— begin PROVIDED MATERIAL —
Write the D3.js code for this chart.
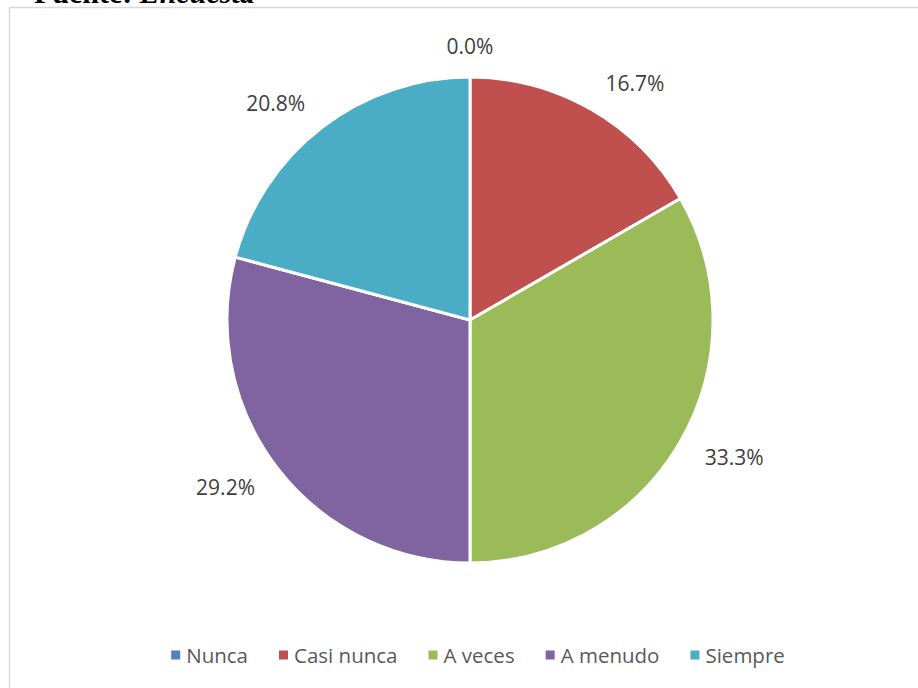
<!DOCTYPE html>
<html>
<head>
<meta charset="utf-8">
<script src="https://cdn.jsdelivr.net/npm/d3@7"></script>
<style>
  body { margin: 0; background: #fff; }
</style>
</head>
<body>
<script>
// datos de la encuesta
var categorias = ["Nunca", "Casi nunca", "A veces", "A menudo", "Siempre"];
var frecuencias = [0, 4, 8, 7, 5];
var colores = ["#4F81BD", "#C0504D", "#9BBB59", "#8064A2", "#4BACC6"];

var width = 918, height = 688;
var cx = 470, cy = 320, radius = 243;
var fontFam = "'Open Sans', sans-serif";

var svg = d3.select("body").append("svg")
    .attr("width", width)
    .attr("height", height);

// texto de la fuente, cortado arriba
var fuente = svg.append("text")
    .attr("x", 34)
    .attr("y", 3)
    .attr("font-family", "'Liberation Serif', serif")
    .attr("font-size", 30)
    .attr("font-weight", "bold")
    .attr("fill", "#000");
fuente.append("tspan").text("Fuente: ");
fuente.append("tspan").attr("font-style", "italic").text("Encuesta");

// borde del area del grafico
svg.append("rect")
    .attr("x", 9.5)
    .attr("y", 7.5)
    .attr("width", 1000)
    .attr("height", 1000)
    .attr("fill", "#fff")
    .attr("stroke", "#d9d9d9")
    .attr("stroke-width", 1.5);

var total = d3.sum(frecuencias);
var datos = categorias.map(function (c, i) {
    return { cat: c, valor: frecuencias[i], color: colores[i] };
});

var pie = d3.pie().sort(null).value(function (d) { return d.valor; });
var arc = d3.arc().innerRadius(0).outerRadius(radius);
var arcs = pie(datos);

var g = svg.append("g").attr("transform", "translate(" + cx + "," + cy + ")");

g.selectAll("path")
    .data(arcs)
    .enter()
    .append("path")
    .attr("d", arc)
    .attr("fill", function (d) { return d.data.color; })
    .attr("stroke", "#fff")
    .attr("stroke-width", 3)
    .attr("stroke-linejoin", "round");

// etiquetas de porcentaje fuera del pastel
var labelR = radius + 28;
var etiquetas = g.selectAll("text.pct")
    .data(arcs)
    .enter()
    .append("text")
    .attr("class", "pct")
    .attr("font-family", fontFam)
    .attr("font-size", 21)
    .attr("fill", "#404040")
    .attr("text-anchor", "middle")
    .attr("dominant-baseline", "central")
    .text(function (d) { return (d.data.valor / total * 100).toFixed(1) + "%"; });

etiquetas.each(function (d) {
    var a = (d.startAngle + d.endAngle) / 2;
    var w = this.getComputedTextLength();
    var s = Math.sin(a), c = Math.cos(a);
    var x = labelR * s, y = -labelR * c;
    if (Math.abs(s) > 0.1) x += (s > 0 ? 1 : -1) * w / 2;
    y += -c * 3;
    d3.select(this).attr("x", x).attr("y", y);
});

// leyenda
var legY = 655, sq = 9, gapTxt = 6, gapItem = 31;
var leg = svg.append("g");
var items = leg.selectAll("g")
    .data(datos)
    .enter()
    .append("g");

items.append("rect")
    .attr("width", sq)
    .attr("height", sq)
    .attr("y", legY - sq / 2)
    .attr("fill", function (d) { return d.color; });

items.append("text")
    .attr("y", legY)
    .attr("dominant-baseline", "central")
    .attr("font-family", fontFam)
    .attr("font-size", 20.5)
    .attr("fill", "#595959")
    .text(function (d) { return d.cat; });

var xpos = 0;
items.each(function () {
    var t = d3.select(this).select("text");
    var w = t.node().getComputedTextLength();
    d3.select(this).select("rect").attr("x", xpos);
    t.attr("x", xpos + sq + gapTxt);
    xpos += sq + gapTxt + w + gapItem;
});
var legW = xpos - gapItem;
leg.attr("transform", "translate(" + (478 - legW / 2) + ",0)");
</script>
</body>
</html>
— end PROVIDED MATERIAL —
#### TASK PROMPT:
Keep every word of the data as it is when you write it out, but drop the pictures.

#### OUTPUT OF THE EXERCISE:
Write the D3.js code for this chart.
<!DOCTYPE html>
<html>
<head>
<meta charset="utf-8">
<script src="https://cdn.jsdelivr.net/npm/d3@7"></script>
<style>
  body { margin: 0; background: #fff; }
</style>
</head>
<body>
<script>
// datos de la encuesta
var categorias = ["Nunca", "Casi nunca", "A veces", "A menudo", "Siempre"];
var frecuencias = [0, 4, 8, 7, 5];
var colores = ["#4F81BD", "#C0504D", "#9BBB59", "#8064A2", "#4BACC6"];

var width = 918, height = 688;
var cx = 470, cy = 320, radius = 243;
var fontFam = "'Open Sans', sans-serif";

var svg = d3.select("body").append("svg")
    .attr("width", width)
    .attr("height", height);

// texto de la fuente, cortado arriba
var fuente = svg.append("text")
    .attr("x", 34)
    .attr("y", 3)
    .attr("font-family", "'Liberation Serif', serif")
    .attr("font-size", 30)
    .attr("font-weight", "bold")
    .attr("fill", "#000");
fuente.append("tspan").text("Fuente: ");
fuente.append("tspan").attr("font-style", "italic").text("Encuesta");

// borde del area del grafico
svg.append("rect")
    .attr("x", 9.5)
    .attr("y", 7.5)
    .attr("width", 1000)
    .attr("height", 1000)
    .attr("fill", "#fff")
    .attr("stroke", "#d9d9d9")
    .attr("stroke-width", 1.5);

var total = d3.sum(frecuencias);
var datos = categorias.map(function (c, i) {
    return { cat: c, valor: frecuencias[i], color: colores[i] };
});

var pie = d3.pie().sort(null).value(function (d) { return d.valor; });
var arc = d3.arc().innerRadius(0).outerRadius(radius);
var arcs = pie(datos);

var g = svg.append("g").attr("transform", "translate(" + cx + "," + cy + ")");

g.selectAll("path")
    .data(arcs)
    .enter()
    .append("path")
    .attr("d", arc)
    .attr("fill", function (d) { return d.data.color; })
    .attr("stroke", "#fff")
    .attr("stroke-width", 3)
    .attr("stroke-linejoin", "round");

// etiquetas de porcentaje fuera del pastel
var labelR = radius + 28;
var etiquetas = g.selectAll("text.pct")
    .data(arcs)
    .enter()
    .append("text")
    .attr("class", "pct")
    .attr("font-family", fontFam)
    .attr("font-size", 21)
    .attr("fill", "#404040")
    .attr("text-anchor", "middle")
    .attr("dominant-baseline", "central")
    .text(function (d) { return (d.data.valor / total * 100).toFixed(1) + "%"; });

etiquetas.each(function (d) {
    var a = (d.startAngle + d.endAngle) / 2;
    var w = this.getComputedTextLength();
    var s = Math.sin(a), c = Math.cos(a);
    var x = labelR * s, y = -labelR * c;
    if (Math.abs(s) > 0.1) x += (s > 0 ? 1 : -1) * w / 2;
    y += -c * 3;
    d3.select(this).attr("x", x).attr("y", y);
});

// leyenda
var legY = 655, sq = 9, gapTxt = 6, gapItem = 31;
var leg = svg.append("g");
var items = leg.selectAll("g")
    .data(datos)
    .enter()
    .append("g");

items.append("rect")
    .attr("width", sq)
    .attr("height", sq)
    .attr("y", legY - sq / 2)
    .attr("fill", function (d) { return d.color; });

items.append("text")
    .attr("y", legY)
    .attr("dominant-baseline", "central")
    .attr("font-family", fontFam)
    .attr("font-size", 20.5)
    .attr("fill", "#595959")
    .text(function (d) { return d.cat; });

var xpos = 0;
items.each(function () {
    var t = d3.select(this).select("text");
    var w = t.node().getComputedTextLength();
    d3.select(this).select("rect").attr("x", xpos);
    t.attr("x", xpos + sq + gapTxt);
    xpos += sq + gapTxt + w + gapItem;
});
var legW = xpos - gapItem;
leg.attr("transform", "translate(" + (478 - legW / 2) + ",0)");
</script>
</body>
</html>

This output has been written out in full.